The Big Picture
A group of MSU Denver students helped middle school students be smarter about water through an engaging original production.
By Tom Wilmes
Publish Date: June 23, 2015
Photo: Dave Neligh
Nearly a dozen MSU Denver students received an education in communicating effectively when they performed an original play for perhaps the world’s toughest critics — an assembly of more than 150 sixth-graders.
It’s was part of “Water Wise Circa 2015,” a production developed, produced and performed by an ensemble of 11 students under the direction of Marilyn Hetzel, chair of MSU Denver’s Theatre Department. The purpose of the production was to educate local middle school students about Colorado’s water supply, and water conservation and stewardship. And to do it in a way that was both entertaining and informative.

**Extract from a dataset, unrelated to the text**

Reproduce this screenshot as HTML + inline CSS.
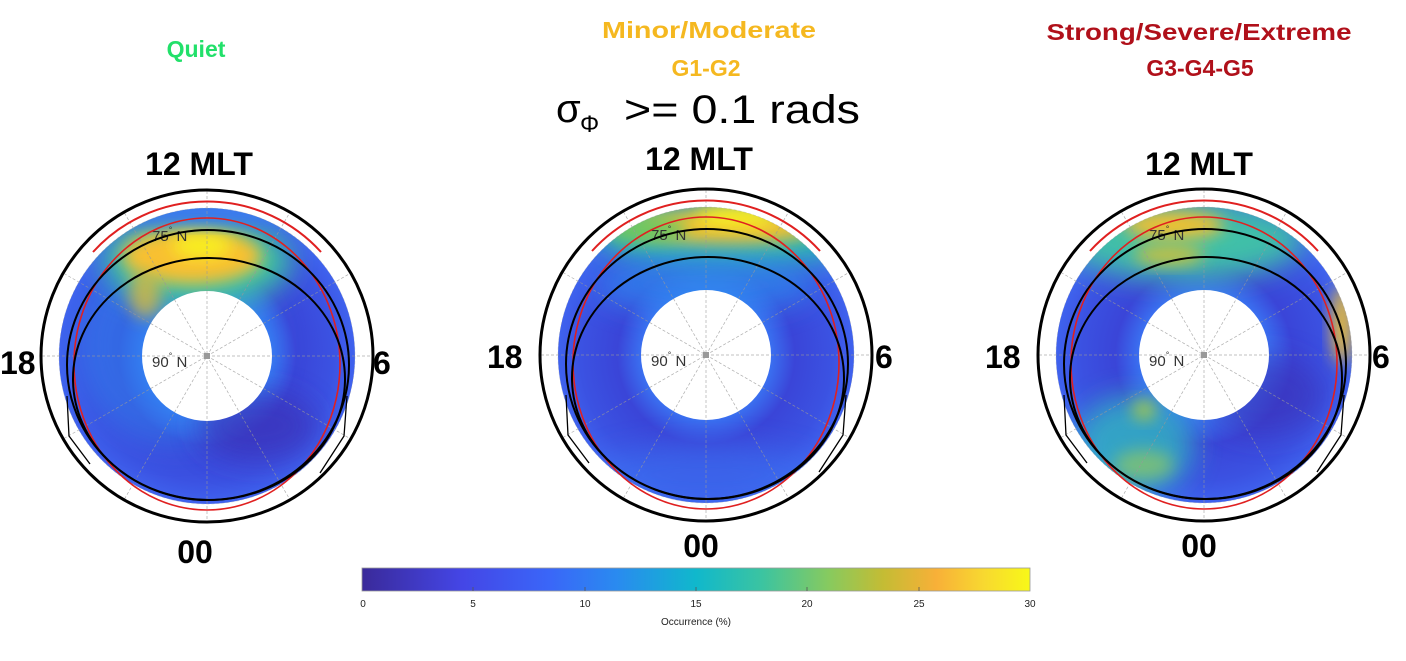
<!DOCTYPE html>
<html><head><meta charset="utf-8"><style>
html,body{margin:0;padding:0;background:#fff;}
svg{display:block;}
text{font-family:"Liberation Sans",sans-serif;}
</style></head><body>
<svg width="1406" height="661" viewBox="0 0 1406 661" xmlns="http://www.w3.org/2000/svg">
<defs>
  <mask id="ring">
    <rect x="-200" y="-200" width="400" height="400" fill="black"/>
    <circle r="148" fill="white"/>
    <circle r="65" fill="black"/>
  </mask>
  <filter id="b8" x="-50%" y="-50%" width="200%" height="200%"><feGaussianBlur stdDeviation="8"/></filter>
  <filter id="b14" x="-50%" y="-50%" width="200%" height="200%"><feGaussianBlur stdDeviation="14"/></filter>
  <radialGradient id="rad1" cx="0" cy="0" r="148" gradientUnits="userSpaceOnUse">
    <stop offset="0.44" stop-color="#3a6ff0"/>
    <stop offset="0.6" stop-color="#3a45d8"/>
    <stop offset="0.85" stop-color="#3b52e2"/>
    <stop offset="1" stop-color="#3f62ee"/>
  </radialGradient>
  <linearGradient id="cb" x1="0" x2="1" y1="0" y2="0">
    <stop offset="0" stop-color="#3a2a9a"/>
    <stop offset="0.15" stop-color="#4446e6"/>
    <stop offset="0.28" stop-color="#3a66f8"/>
    <stop offset="0.38" stop-color="#2a8af0"/>
    <stop offset="0.5" stop-color="#10b8cc"/>
    <stop offset="0.6" stop-color="#3cc4a0"/>
    <stop offset="0.7" stop-color="#88ca5e"/>
    <stop offset="0.78" stop-color="#c4bc34"/>
    <stop offset="0.86" stop-color="#f8b038"/>
    <stop offset="0.93" stop-color="#f8d830"/>
    <stop offset="1" stop-color="#f8f818"/>
  </linearGradient>
  <g id="over">
    <g stroke="#999" stroke-width="0.7" stroke-dasharray="3,2" fill="none" opacity="0.8">
      <line x1="-165" y1="0" x2="165" y2="0"/>
      <line x1="0" y1="-165" x2="0" y2="165"/>
      <line x1="-143" y1="-82.5" x2="143" y2="82.5"/>
      <line x1="-143" y1="82.5" x2="143" y2="-82.5"/>
      <line x1="-82.5" y1="-143" x2="82.5" y2="143"/>
      <line x1="-82.5" y1="143" x2="82.5" y2="-143"/>
      <circle r="148" opacity="0.5"/>
    </g>
    <rect x="-3" y="-3" width="6" height="6" fill="#999"/>
    <text x="-55" y="-115" font-size="15" fill="#333">75<tspan font-size="9" dy="-8">°</tspan><tspan dy="8"> N</tspan></text>
    <text x="-55" y="11" font-size="15" fill="#333">90<tspan font-size="9" dy="-8">°</tspan><tspan dy="8"> N</tspan></text>
    <ellipse cx="0" cy="8" rx="133" ry="146" fill="none" stroke="#e02020" stroke-width="1.6"/>
    <path d="M -114 -104 A 154 154 0 0 1 114 -104" fill="none" stroke="#e02020" stroke-width="2"/>
    <ellipse cx="1" cy="9" rx="141" ry="135" fill="none" stroke="#000" stroke-width="2"/>
    <ellipse cx="2" cy="23" rx="136" ry="121" fill="none" stroke="#000" stroke-width="2"/>
    <path d="M -140 40 L -138 80 L -117 108" fill="none" stroke="#000" stroke-width="1.3"/>
    <path d="M 140 40 L 137 80 L 113 117" fill="none" stroke="#000" stroke-width="1.3"/>
    <circle r="166" fill="none" stroke="#000" stroke-width="3"/>
  </g>
</defs>

<!-- Titles -->
<text x="196" y="57" font-size="23" font-weight="bold" fill="#22e06a" text-anchor="middle">Quiet</text>
<text x="709" y="38" font-size="23" font-weight="bold" fill="#f5b820" text-anchor="middle" textLength="214" lengthAdjust="spacingAndGlyphs">Minor/Moderate</text>
<text x="706" y="76" font-size="23" font-weight="bold" fill="#f5b820" text-anchor="middle">G1-G2</text>
<text x="1199" y="40" font-size="23" font-weight="bold" fill="#b0101a" text-anchor="middle" textLength="305" lengthAdjust="spacingAndGlyphs">Strong/Severe/Extreme</text>
<text x="1200" y="76" font-size="23" font-weight="bold" fill="#b0101a" text-anchor="middle">G3-G4-G5</text>
<text x="556" y="122" font-size="40" font-family="Liberation Serif,serif" fill="#000">σ</text>
<text x="580" y="132" font-size="24" font-family="Liberation Serif,serif" fill="#000">Φ</text>
<text x="624" y="123" font-size="40" fill="#000" textLength="236" lengthAdjust="spacingAndGlyphs">&gt;= 0.1 rads</text>

<!-- Plot 1 -->
<g transform="translate(207,356)">
  <g mask="url(#ring)">
    <circle r="150" fill="url(#rad1)"/>
    <circle r="100" cx="-30" cy="-10" fill="#2f8af0" opacity="0.5" filter="url(#b14)"/>
    <ellipse cx="-10" cy="-95" rx="95" ry="45" fill="#3cc4a0" filter="url(#b14)"/>
    <ellipse cx="-15" cy="-100" rx="70" ry="28" fill="#f8c030" filter="url(#b8)"/>
    <ellipse cx="-5" cy="-110" rx="30" ry="12" fill="#f8f020" filter="url(#b8)"/>
    <ellipse cx="-62" cy="-62" rx="16" ry="24" fill="#d8b840" opacity="0.8" filter="url(#b8)"/>
    <ellipse cx="50" cy="70" rx="60" ry="35" fill="#3a30b8" opacity="0.7" filter="url(#b14)"/>
    <ellipse cx="0" cy="-145" rx="150" ry="12" fill="#3a7af0" filter="url(#b8)"/>
  </g>
  <use href="#over"/>
</g>

<!-- Plot 2 -->
<g transform="translate(706,355)">
  <g mask="url(#ring)">
    <circle r="150" fill="url(#rad1)"/>
    <ellipse cx="20" cy="-120" rx="130" ry="35" fill="#2fbab0" filter="url(#b14)"/>
    <ellipse cx="20" cy="-128" rx="90" ry="18" fill="#f0c030" filter="url(#b8)"/>
    <ellipse cx="30" cy="-138" rx="40" ry="10" fill="#f8f020" filter="url(#b8)"/>
    <ellipse cx="-60" cy="-125" rx="40" ry="14" fill="#70c860" filter="url(#b8)"/>
    <ellipse cx="0" cy="-70" rx="110" ry="30" fill="#2f8af0" opacity="0.7" filter="url(#b14)"/>
    <ellipse cx="0" cy="120" rx="120" ry="30" fill="#3a6ff0" opacity="0.6" filter="url(#b14)"/>
  </g>
  <use href="#over"/>
</g>

<!-- Plot 3 -->
<g transform="translate(1204,355)">
  <g mask="url(#ring)">
    <circle r="150" fill="url(#rad1)"/>
    <ellipse cx="-20" cy="-115" rx="120" ry="40" fill="#40c0a8" filter="url(#b14)"/>
    <ellipse cx="-30" cy="-130" rx="50" ry="14" fill="#f0c030" filter="url(#b8)"/>
    <ellipse cx="-35" cy="-100" rx="35" ry="10" fill="#c8c040" filter="url(#b8)"/>
    <ellipse cx="138" cy="-30" rx="10" ry="40" fill="#f0c030" filter="url(#b8)"/>
    <ellipse cx="-70" cy="90" rx="60" ry="50" fill="#30b8c0" opacity="0.8" filter="url(#b14)"/>
    <ellipse cx="-60" cy="110" rx="30" ry="15" fill="#90c860" opacity="0.7" filter="url(#b8)"/>
    <ellipse cx="-60" cy="55" rx="12" ry="10" fill="#a0c850" filter="url(#b8)"/>
    <ellipse cx="60" cy="40" rx="60" ry="40" fill="#3a30b8" opacity="0.6" filter="url(#b14)"/>
  </g>
  <use href="#over"/>
</g>

<!-- Axis labels -->
<g font-size="32" font-weight="bold" fill="#000">
  <text x="199" y="175" text-anchor="middle">12 MLT</text>
  <text x="699" y="170" text-anchor="middle">12 MLT</text>
  <text x="1199" y="175" text-anchor="middle">12 MLT</text>
  <text x="0" y="374">18</text>
  <text x="373" y="374">6</text>
  <text x="487" y="368">18</text>
  <text x="875" y="368">6</text>
  <text x="985" y="368">18</text>
  <text x="1372" y="368">6</text>
  <text x="195" y="563" text-anchor="middle">00</text>
  <text x="701" y="557" text-anchor="middle">00</text>
  <text x="1199" y="557" text-anchor="middle">00</text>
</g>

<!-- Colorbar -->
<rect x="362" y="568" width="668" height="23" fill="url(#cb)" stroke="#999" stroke-width="0.8"/>
<g stroke="#555" stroke-width="0.8">
  <line x1="473" y1="591" x2="473" y2="587"/><line x1="585" y1="591" x2="585" y2="587"/>
  <line x1="696" y1="591" x2="696" y2="587"/><line x1="807" y1="591" x2="807" y2="587"/>
  <line x1="919" y1="591" x2="919" y2="587"/>
</g>
<g font-size="10" fill="#222" text-anchor="middle">
  <text x="363" y="607">0</text><text x="473" y="607">5</text><text x="585" y="607">10</text>
  <text x="696" y="607">15</text><text x="807" y="607">20</text><text x="919" y="607">25</text>
  <text x="1030" y="607">30</text>
  <text x="696" y="625">Occurrence (%)</text>
</g>
</svg>
</body></html>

“Children's theater is one of the hardest kinds of performances one can do,” Hetzel said. “It teaches lessons, but it also has to be engaging and an adventure for the kids.”
Over the course of the 18-minute performance, the actors hoisted one of their castmates above their heads and let her “flow” down a mountain of bodies to simulate snowmelt filling Colorado’s watersheds. They acted out a dishwasher and a carwash; rapped about the water cycle — evaporation, precipitation, condensation — and even mimicked a skateboarder jumping over a speed bump to demonstrate the rain shadow effect of Colorado’s mountains.
“Using only their words and actions, they were educational, interesting, funny and very perceptive of their audience,” said Tom Cech, director of MSU Denver’s One World One Water Center for Urban Water Education and Stewardship (OWOW) program.
Cech had read about an earlier production Hetzel and another group of students developed — “Hears to Ears” — that raised awareness about hearing loss and its prevention. He approached Hetzel earlier this year with the idea of collaborating with OWOW on a similar project. Denver Water, Aurora Water and the City of Boulder all signed on as sponsors, and the group performed the play at middle schools in each of those cities this past spring, as well as at three area water festivals.
Hetzel said the semester-long project is in the tradition of transformational theater or theater for social change. With no lights and no props, the actors used only their voices and their bodies to convey the message.
“We did a research study in conjunction with ‘Hears to Ears’ to determine whether students retain more information through the process of seeing it in a play than they might by studying it in a book, and the research came out very positive,” said Hetzel.
According to Amanda Fresquez, a theatre major and an actor in “Water Wise Circa 2015,” the process of developing the play was educational and transformative for the cast as well.
“It was both challenging and rewarding ... and it enhanced my educational experience immensely,” said Fresquez. “What surprised me most was how little I knew about water and how little water we have available for us. Out of all the water on the planet, only 1 percent is available to us as potable, drinking water.”
The students received credit hours for participating, as well as a small stipend to help with costs, but they enjoyed greater benefits that are likely to stick with them.
“The project helped transform their education in terms of collaboration, creative problem solving, commitment and self-discipline, in-depth knowledge about water and the confidence they've gained by performing for different ages,” said Hetzel. “We look at theater as equipment for living — everything one learns in theater can be applied to any profession in the world.”